Aim:
Repeat the material exactly, leaving nothing out.

Stored data:
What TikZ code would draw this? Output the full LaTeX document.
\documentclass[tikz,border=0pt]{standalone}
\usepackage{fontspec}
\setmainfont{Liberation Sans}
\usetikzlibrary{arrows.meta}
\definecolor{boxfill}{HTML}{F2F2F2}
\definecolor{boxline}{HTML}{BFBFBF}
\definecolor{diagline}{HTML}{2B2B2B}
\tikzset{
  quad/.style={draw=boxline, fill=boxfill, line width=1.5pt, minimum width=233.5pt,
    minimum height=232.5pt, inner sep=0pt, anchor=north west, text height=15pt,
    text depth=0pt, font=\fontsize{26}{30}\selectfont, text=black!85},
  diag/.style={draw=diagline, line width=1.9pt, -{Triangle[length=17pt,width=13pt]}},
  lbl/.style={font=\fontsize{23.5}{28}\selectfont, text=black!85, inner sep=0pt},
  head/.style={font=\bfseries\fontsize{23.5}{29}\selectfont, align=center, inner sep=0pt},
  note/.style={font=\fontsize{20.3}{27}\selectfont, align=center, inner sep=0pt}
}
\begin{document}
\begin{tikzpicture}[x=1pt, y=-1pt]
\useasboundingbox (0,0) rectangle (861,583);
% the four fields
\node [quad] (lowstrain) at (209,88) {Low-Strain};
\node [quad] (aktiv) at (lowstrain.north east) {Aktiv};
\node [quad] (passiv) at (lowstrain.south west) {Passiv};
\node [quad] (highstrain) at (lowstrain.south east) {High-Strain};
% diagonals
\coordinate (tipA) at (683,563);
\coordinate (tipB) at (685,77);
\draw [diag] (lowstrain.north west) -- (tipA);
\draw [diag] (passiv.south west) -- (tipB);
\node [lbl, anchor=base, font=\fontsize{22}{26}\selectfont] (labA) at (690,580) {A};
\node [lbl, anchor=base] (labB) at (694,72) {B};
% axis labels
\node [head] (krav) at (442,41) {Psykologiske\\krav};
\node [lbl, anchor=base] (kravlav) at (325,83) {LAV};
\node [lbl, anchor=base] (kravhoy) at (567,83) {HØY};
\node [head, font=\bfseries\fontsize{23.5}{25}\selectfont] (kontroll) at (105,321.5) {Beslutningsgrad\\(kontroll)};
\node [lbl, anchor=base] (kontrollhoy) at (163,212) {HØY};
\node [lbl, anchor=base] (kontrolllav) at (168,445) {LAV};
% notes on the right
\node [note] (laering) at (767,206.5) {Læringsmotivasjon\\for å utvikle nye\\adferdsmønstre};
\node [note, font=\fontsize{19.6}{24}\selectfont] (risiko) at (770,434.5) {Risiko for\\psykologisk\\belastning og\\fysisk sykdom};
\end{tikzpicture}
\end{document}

Solved problem:
What TikZ code would draw this? Output the full LaTeX document.
\documentclass[tikz,border=0pt]{standalone}
\usepackage{fontspec}
\setmainfont{Liberation Sans}
\usetikzlibrary{arrows.meta}
\definecolor{boxfill}{HTML}{F2F2F2}
\definecolor{boxline}{HTML}{BFBFBF}
\definecolor{diagline}{HTML}{2B2B2B}
\tikzset{
  quad/.style={draw=boxline, fill=boxfill, line width=1.5pt, minimum width=233.5pt,
    minimum height=232.5pt, inner sep=0pt, anchor=north west, text height=15pt,
    text depth=0pt, font=\fontsize{26}{30}\selectfont, text=black!85},
  diag/.style={draw=diagline, line width=1.9pt, -{Triangle[length=17pt,width=13pt]}},
  lbl/.style={font=\fontsize{23.5}{28}\selectfont, text=black!85, inner sep=0pt},
  head/.style={font=\bfseries\fontsize{23.5}{29}\selectfont, align=center, inner sep=0pt},
  note/.style={font=\fontsize{20.3}{27}\selectfont, align=center, inner sep=0pt}
}
\begin{document}
\begin{tikzpicture}[x=1pt, y=-1pt]
\useasboundingbox (0,0) rectangle (861,583);
% the four fields
\node [quad] (lowstrain) at (209,88) {Low-Strain};
\node [quad] (aktiv) at (lowstrain.north east) {Aktiv};
\node [quad] (passiv) at (lowstrain.south west) {Passiv};
\node [quad] (highstrain) at (lowstrain.south east) {High-Strain};
% diagonals
\coordinate (tipA) at (683,563);
\coordinate (tipB) at (685,77);
\draw [diag] (lowstrain.north west) -- (tipA);
\draw [diag] (passiv.south west) -- (tipB);
\node [lbl, anchor=base, font=\fontsize{22}{26}\selectfont] (labA) at (690,580) {A};
\node [lbl, anchor=base] (labB) at (694,72) {B};
% axis labels
\node [head] (krav) at (442,41) {Psykologiske\\krav};
\node [lbl, anchor=base] (kravlav) at (325,83) {LAV};
\node [lbl, anchor=base] (kravhoy) at (567,83) {HØY};
\node [head, font=\bfseries\fontsize{23.5}{25}\selectfont] (kontroll) at (105,321.5) {Beslutningsgrad\\(kontroll)};
\node [lbl, anchor=base] (kontrollhoy) at (163,212) {HØY};
\node [lbl, anchor=base] (kontrolllav) at (168,445) {LAV};
% notes on the right
\node [note] (laering) at (767,206.5) {Læringsmotivasjon\\for å utvikle nye\\adferdsmønstre};
\node [note, font=\fontsize{19.6}{24}\selectfont] (risiko) at (770,434.5) {Risiko for\\psykologisk\\belastning og\\fysisk sykdom};
\end{tikzpicture}
\end{document}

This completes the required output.